Ferney 26 [June 1761]
Je n'ai guères la force d'écrire, parce que depuis quelque temps j'écris jour et nuit.
Mes anges sçauront que je rends grâce au corsaire qui a fait imprimer Zulime. L'impression m'a fait apercevoir d'un déffaut capital qui règnait dans cette pièce: c'était l'uniformité des sentiments de L'héroïne, qui disait toujours, j'aime; c'est un beau mot, mais il ne faut pas le répéter trop souvent, il faut quelquefois dire, je hais. Je commence à être moins mécontent de cet ouvrage que je ne l'étais, et je me flatte enfin qu'il ne sera pas tout à fait indigne des bontés dont mes anges l'honorent. Il sera prêt quand ils l'ordonneront. Je n'abandonnerai pourtant ni mes moissons, ni mon Eglise, ni ma petite négociation avec le Pape.
Je relis cet infâme, et cet excommunié Corneille avec une grande attention. Je l'admire plus que jamais en voiant d'où il est parti. C'est un créateur, il n'y a de gloire que pour ces gens là. Nous ne sommes aujourd'hui que de petits écoliers. Je suis persuadé que mes notes au bas des pages des bonnes pièces de Corneille ne seront pas sans utilité, et sans agrément: elles pouront former une poëtique complette sans avoir l'insolence et l'ennui du ton dogmatique.
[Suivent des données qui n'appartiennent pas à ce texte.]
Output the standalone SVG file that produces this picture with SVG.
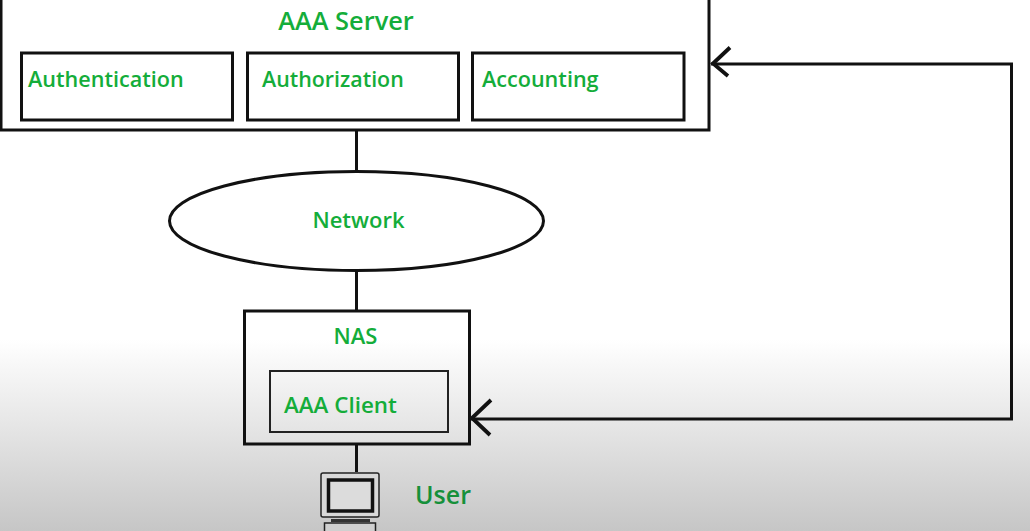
<svg xmlns="http://www.w3.org/2000/svg" width="1030" height="531" viewBox="0 0 1030 531">
<defs>
<linearGradient id="bg" x1="0" y1="0" x2="0" y2="1"><stop offset="0" stop-color="#ffffff"/><stop offset="0.64" stop-color="#ffffff"/><stop offset="0.8" stop-color="#e6e6e6"/><stop offset="1" stop-color="#c6c6c6"/></linearGradient>
</defs>
<style>
.b{fill:none;stroke:#111;stroke-width:3}
.t{fill:#14ad3a;font-family:"Open Sans","Noto Sans",sans-serif;font-weight:600;font-size:21.400px}
.c{fill:none;stroke:#111;stroke-width:3}
.a{fill:none;stroke:#111;stroke-width:3.800}
</style>
<rect width="1030" height="531" fill="url(#bg)"/>
<g id="connectors">
<path class="c" d="M356.500 130V172M356.500 271V311M356.500 444V472"/>
<path class="c" d="M711 64H1011.500V419H471"/>
<path class="a" d="M730 47.500L713 63.500L728 76"/>
<path class="a" d="M491 400L472 418L490 435"/>
</g>
<g id="aaa-server">
<rect class="b" x="1" y="-10" width="708" height="140"/>
<text class="t" x="346" y="30" text-anchor="middle" style="font-size:25.400px">AAA Server</text>
</g>
<g id="authentication"><rect class="b" x="21.500" y="53" width="211" height="67"/><text class="t" x="28" y="87" style="font-size:21.600px">Authentication</text></g>
<g id="authorization"><rect class="b" x="247.500" y="53" width="211" height="67"/><text class="t" x="262" y="87">Authorization</text></g>
<g id="accounting"><rect class="b" x="472.500" y="53" width="211.500" height="67"/><text class="t" x="482" y="87" style="font-size:21.600px">Accounting</text></g>
<g id="network"><ellipse class="b" cx="356.500" cy="221" rx="187" ry="49.500"/><text class="t" x="358.500" y="228" text-anchor="middle" style="font-size:22px">Network</text></g>
<g id="nas"><rect class="b" x="244.500" y="311" width="225" height="133"/><text class="t" x="355.500" y="344" text-anchor="middle" style="font-size:22px">NAS</text></g>
<g id="aaa-client"><rect x="270" y="371" width="178" height="61" fill="none" stroke="#222" stroke-width="2"/><text class="t" x="284" y="412.500" style="font-size:22.400px">AAA Client</text></g>
<g id="user">
<rect x="321" y="473" width="58" height="44" rx="2" fill="#d8d8d8" stroke="#222" stroke-width="1.500"/>
<rect x="328.500" y="480" width="44" height="31" fill="#dcdcdc" stroke="#111" stroke-width="3.500"/>
<path d="M331 519H370V522H331Z" fill="#333"/>
<rect x="324.500" y="523" width="51" height="12" fill="#d0d0d0" stroke="#222" stroke-width="1.500"/>
<text class="t" x="415" y="504" style="fill:#16903a;font-size:25px">User</text>
</g>
</svg>
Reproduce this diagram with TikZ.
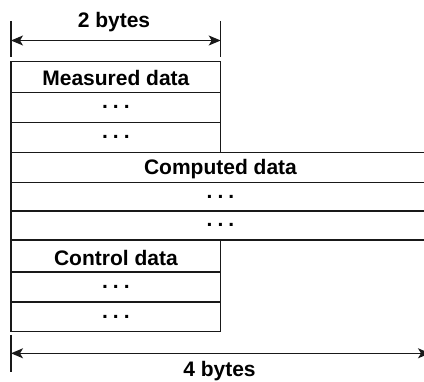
\documentclass[tikz,border=0pt]{standalone}
\usepackage{fontspec}
\setmainfont{Liberation Sans}
\usetikzlibrary{arrows.meta}
\newcommand{\mydots}{.\hspace{5pt}.\hspace{5pt}.}
\tikzset{
  cell/.style={draw=black!90,line width=1.2pt},
  lab/.style={font=\bfseries\fontsize{21}{24}\selectfont,anchor=base,inner sep=0pt},
  dots/.style={font=\bfseries\fontsize{21}{24}\selectfont,anchor=base,inner sep=0pt},
  dimline/.style={line width=1.2pt,draw=black!90,
    {Stealth[length=12pt,width=10pt,inset=3pt]}-{Stealth[length=12pt,width=10pt,inset=3pt]}},
  ticks/.style={line width=1.2pt,draw=black!90}
}
\begin{document}
\begin{tikzpicture}[x=1pt,y=-1pt]
\useasboundingbox (0,0) rectangle (424,382);
\clip (0,0) rectangle (424,382);
% narrow rows (2 bytes)
\draw[cell] (11,61.3) rectangle (220.7,92.3);
\draw[cell] (11,92.3) rectangle (220.7,122.3);
\draw[cell] (11,122.3) rectangle (220.7,152.7);
% wide rows (4 bytes)
\draw[cell] (11,152.7) rectangle (430,182.7);
\draw[cell] (11,182.7) rectangle (430,211);
\draw[cell] (11,211) rectangle (430,240);
% narrow rows
\draw[cell] (11,240) rectangle (220.7,272);
\draw[cell] (11,272) rectangle (220.7,302);
\draw[cell] (11,302) rectangle (220.7,331.7);
% texts
\node[lab] (meas) at (115.9,85.5) {Measured data};
\node[dots] (d1) at (115.9,108.8) {\mydots};
\node[dots] (d2) at (115.9,139) {\mydots};
\node[lab] (comp) at (220.5,175) {Computed data};
\node[dots] (d3) at (220.5,198.3) {\mydots};
\node[dots] (d4) at (220.5,227) {\mydots};
\node[lab] (ctrl) at (115.9,265.3) {Control data};
\node[dots] (d5) at (115.9,288.5) {\mydots};
\node[dots] (d6) at (115.9,318.3) {\mydots};
% top dimension
\coordinate (t1a) at (11,21);
\coordinate (t1b) at (11,57);
\coordinate (t2a) at (220.7,21);
\coordinate (t2b) at (220.7,57);
\coordinate (ta) at (11,40.5);
\coordinate (tb) at (220.7,40.5);
\draw[ticks] (t1a) -- (t1b);
\draw[ticks] (t2a) -- (t2b);
\draw[dimline] (ta) -- (tb);
\node[lab] (two) at (114,27.3) {2 bytes};
% bottom dimension
\coordinate (b1a) at (11,335);
\coordinate (b1b) at (11,372);
\coordinate (b2a) at (430,335);
\coordinate (b2b) at (430,372);
\coordinate (ba) at (11,353.3);
\coordinate (bb) at (430,353.3);
\draw[ticks] (b1a) -- (b1b);
\draw[ticks] (b2a) -- (b2b);
\draw[dimline] (ba) -- (bb);
\node[lab] (four) at (219.5,376.7) {4 bytes};
\end{tikzpicture}
\end{document}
Je suis résolu à ne faire imprimer que le nombre des exemplaires pour lesquels on aura souscrit. Les petites Editions seront au profit des Libraires, et s'il y a, comme je le crois quelque amour de la véritable gloire dans la nation, la grande Edition assurera quelque fortune aux héritiers du nom du grand Corneille. Je finirai ainsi ma carrière d'une manière honorable, et qui ne sera pas indigne de l'ancienne amitié dont mes anges m'honorent. Je les supplie de vouloir bien me procurer sans délai le nom de Mr le Duc D'Orleans, par Mr de Foncmagne afin que je l'imprime dans le programme.
Je voudrais avoir celui de mr le premier Président, il me le doit en dédommagement de la banqueroute que son beaufrère m'a faitte; jamais mon entreprise ne vaudra au sang de Corneille la moitié de ce que Bernard m'a volé. Je crois avoir déjà prévenu mr le comte de Choiseuil l'ambassadr que je ne doutais pas qu'il n'honorât ma liste de son nom, et j'attends ses ordres. Je demande la même grâce à Mr de Courteilles; à mr de Malzherbes, à made sa sœur, et à tous les amis de mes anges.
Je désirerais passionément la souscription du président de Menière, et de quelques membres du Parlement pour expier les sottises de mtre Le Dain et de me Omer.
Je n'ai point encor écrit à Mr le Duc de Choiseuil sur cette petite affaire. Je supplie Mr Le comte l'ambassadeur, d'avoir la bonté de lui en parler. Ils sont aussi tous deux mes anges, je vous baise à tous le bout des ailes, et je recommande à vos bontés Cinna, Horace, Sevère, Cornélie, et la cousine issüe de germaine de Cornélie. Si on me seconde avec quelque vivacité, cette édition ne sera qu'une affaire de six mois.
Nièce, et Cornélie chifon, et V. vous disent tout ce qu'il y a de plus tendre.